Cada vez más personas se borran los tatuajes: entre estética, estigma y supervivencia

Lo que hace no mucho era una marca para toda la vida, hoy puede desaparecer con láser. Borrarse un tatuaje ya no es una rareza: es una tendencia al alza que combina avances tecnológicos, decisiones estéticas y, en algunos casos, una medida de supervivencia.

La llegada de los láseres de picosegundos —dispositivos capaces de emitir pulsos ultrarrápidos que fragmentan los pigmentos en partículas microscópicas— ha revolucionado el procedimiento. Aunque sigue siendo doloroso, es mucho más efectivo, menos agresivo y más accesible que en el pasado. De hecho, borrar un tatuaje ya no es solo cosa de arrepentidos, sino también de quienes buscan adaptarse a un nuevo entorno laboral, estético o incluso político.

En tiempos de incertidumbre económica, se impone una estética más conservadora. El llamado clean look —una apariencia sin marcas visibles, asociada al lujo silencioso y al profesionalismo— gana terreno en sectores corporativos y creativos. La piel limpia se convierte en un nuevo símbolo de poder y pertenencia.

Pero la percepción estética no es neutral. Según un estudio publicado en PLOS ONE, está profundamente influida por contextos culturales, sociales y generacionales. Así, lo que para algunos es arte corporal, para otros puede ser una marca de exclusión. En sectores vulnerables, el tatuaje puede convertirse en una carga simbólica difícil de sacudir.

Un caso alarmante ocurrió durante la administración de Donald Trump. Casi 300 personas fueron deportadas a El Salvador y encerradas en una megacárcel sin juicio previo, acusadas de pertenecer a la banda criminal Tren de Aragua. La prueba: tatuajes comunes como coronas, relojes o logotipos deportivos. Según un informe del Vera Institute of Justice, el sistema de puntuación utilizado por EE.UU. para justificar estas detenciones se basa en criterios arbitrarios, como tatuajes, vestimenta urbana o poses en fotografías.

En este contexto, borrar un tatuaje puede ser más que una decisión estética: puede ser un acto de protección personal. Una estrategia para esquivar el estigma o evitar la violencia.

El proceso, sin embargo, no es rápido ni barato. Entre ocho y doce sesiones, a lo largo de uno o dos años, son necesarias para eliminar por completo un diseño. Y no está exento de efectos secundarios. “La gente se asusta por el olor, piensan que les estás quemando la piel, pero no es así”, explica Jeff Garnett, cofundador de Inkless, una empresa especializada en eliminación de tatuajes con láser. Lo que realmente se quema, aclara, son los folículos pilosos, lo que genera un olor similar al del pelo chamuscado. “Es algo muy psicológico. Llevo años oyendo a la gente decir que huele a carne achicharrada”, añade.

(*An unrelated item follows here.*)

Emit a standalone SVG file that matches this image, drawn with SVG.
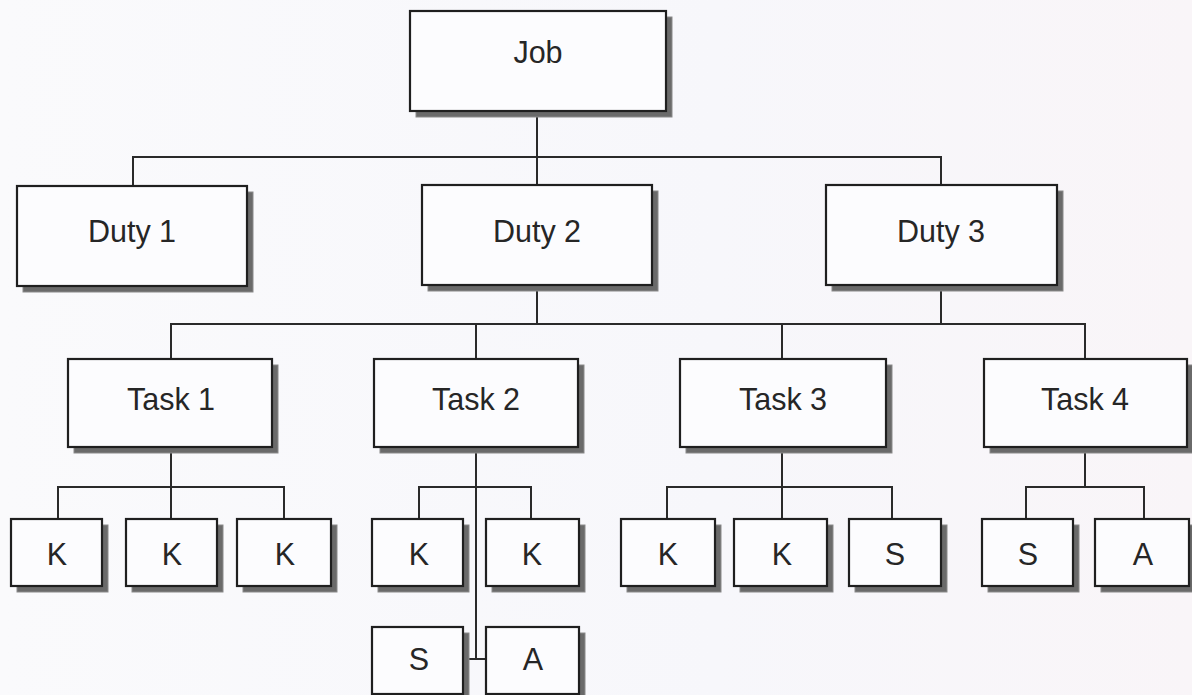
<svg xmlns="http://www.w3.org/2000/svg" width="1192" height="695" viewBox="0 0 1192 695">
<defs>
<linearGradient id="bg" x1="0" y1="0" x2="1" y2="0">
<stop offset="0" stop-color="#fafafc"/>
<stop offset="0.6" stop-color="#f7f7fb"/>
<stop offset="1" stop-color="#f9f5f8"/>
</linearGradient>
</defs>
<style>
.sh{fill:#6a6a6a;stroke:#8a8a8a;stroke-width:1}
.bx{fill:#fcfcfe;stroke:#1f1f1f;stroke-width:2.2}
.t{font-family:"Liberation Sans",Arial,sans-serif;font-size:30.5px;fill:#262626;text-anchor:middle}
.c{fill:none;stroke:#2a2a2a;stroke-width:2}
</style>
<rect width="1192" height="695" fill="url(#bg)"/>
<g id="connectors">
<path class="c" d="M537 111V185M133 186V157H941V185"/>
<path class="c" d="M537 285V324M941 285V324M171 359V324H1085V359M476 324V359M782 324V359"/>
<path class="c" d="M171 447V519M58 519V487H284V519"/>
<path class="c" d="M476 447V659H486M463 659H476M419 519V487H531V519"/>
<path class="c" d="M782 447V519M667 519V487H892V519"/>
<path class="c" d="M1085 447V487M1026 519V487H1144V519"/>
</g>
<g id="job"><rect class="sh" x="416" y="17" width="256" height="100"/><rect class="bx" x="410" y="11" width="256" height="100"/><text class="t" x="538" y="63">Job</text></g>
<g id="duty1"><rect class="sh" x="23" y="192" width="230" height="100"/><rect class="bx" x="17" y="186" width="230" height="100"/><text class="t" x="132" y="242">Duty 1</text></g>
<g id="duty2"><rect class="sh" x="428" y="191" width="230" height="100"/><rect class="bx" x="422" y="185" width="230" height="100"/><text class="t" x="537" y="242">Duty 2</text></g>
<g id="duty3"><rect class="sh" x="832" y="191" width="231" height="100"/><rect class="bx" x="826" y="185" width="231" height="100"/><text class="t" x="941" y="242">Duty 3</text></g>
<g id="task1"><rect class="sh" x="74" y="365" width="204" height="88"/><rect class="bx" x="68" y="359" width="204" height="88"/><text class="t" x="171" y="410">Task 1</text></g>
<g id="task2"><rect class="sh" x="380" y="365" width="204" height="88"/><rect class="bx" x="374" y="359" width="204" height="88"/><text class="t" x="476" y="410">Task 2</text></g>
<g id="task3"><rect class="sh" x="686" y="365" width="206" height="88"/><rect class="bx" x="680" y="359" width="206" height="88"/><text class="t" x="783" y="410">Task 3</text></g>
<g id="task4"><rect class="sh" x="990" y="365" width="203" height="88"/><rect class="bx" x="984" y="359" width="203" height="88"/><text class="t" x="1085" y="410">Task 4</text></g>
<g id="t1k1"><rect class="sh" x="17" y="525" width="91" height="67"/><rect class="bx" x="11" y="519" width="91" height="67"/><text class="t" x="57" y="565">K</text></g>
<g id="t1k2"><rect class="sh" x="132" y="525" width="91" height="67"/><rect class="bx" x="126" y="519" width="91" height="67"/><text class="t" x="172" y="565">K</text></g>
<g id="t1k3"><rect class="sh" x="243" y="525" width="94" height="67"/><rect class="bx" x="237" y="519" width="94" height="67"/><text class="t" x="285" y="565">K</text></g>
<g id="t2k1"><rect class="sh" x="378" y="525" width="91" height="67"/><rect class="bx" x="372" y="519" width="91" height="67"/><text class="t" x="419" y="565">K</text></g>
<g id="t2k2"><rect class="sh" x="492" y="525" width="93" height="67"/><rect class="bx" x="486" y="519" width="93" height="67"/><text class="t" x="532" y="565">K</text></g>
<g id="t2s"><rect class="sh" x="378" y="633" width="91" height="67"/><rect class="bx" x="372" y="627" width="91" height="67"/><text class="t" x="419" y="670">S</text></g>
<g id="t2a"><rect class="sh" x="492" y="633" width="93" height="67"/><rect class="bx" x="486" y="627" width="93" height="67"/><text class="t" x="533" y="670">A</text></g>
<g id="t3k1"><rect class="sh" x="627" y="525" width="94" height="67"/><rect class="bx" x="621" y="519" width="94" height="67"/><text class="t" x="668" y="565">K</text></g>
<g id="t3k2"><rect class="sh" x="740" y="525" width="93" height="67"/><rect class="bx" x="734" y="519" width="93" height="67"/><text class="t" x="782" y="565">K</text></g>
<g id="t3s"><rect class="sh" x="855" y="525" width="92" height="67"/><rect class="bx" x="849" y="519" width="92" height="67"/><text class="t" x="895" y="565">S</text></g>
<g id="t4s"><rect class="sh" x="988" y="525" width="91" height="67"/><rect class="bx" x="982" y="519" width="91" height="67"/><text class="t" x="1028" y="565">S</text></g>
<g id="t4a"><rect class="sh" x="1101" y="525" width="94" height="67"/><rect class="bx" x="1095" y="519" width="94" height="67"/><text class="t" x="1143" y="565">A</text></g>
</svg>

El mercado, no obstante, está en auge. En 2021, la cadena Removery recibió una inversión de 50 millones de dólares y ya cuenta con más de 150 centros de borrado de tatuajes en todo el mundo. Los precios varían: eliminar un diseño pequeño puede costar unos 600 dólares, pero uno grande y a color puede superar los 4.000. La demanda es tal que muchos estudios han integrado el servicio completo: tatuar, borrar y volver a tatuar.

Los expertos coinciden: estamos ante un cambio profundo en la forma de entender los tatuajes. Lo que antes implicaba un compromiso de por vida, hoy puede convertirse en algo transitorio. “Quitar un tatuaje es como resetear. Es doloroso, pero también liberador”, concluye Garnett.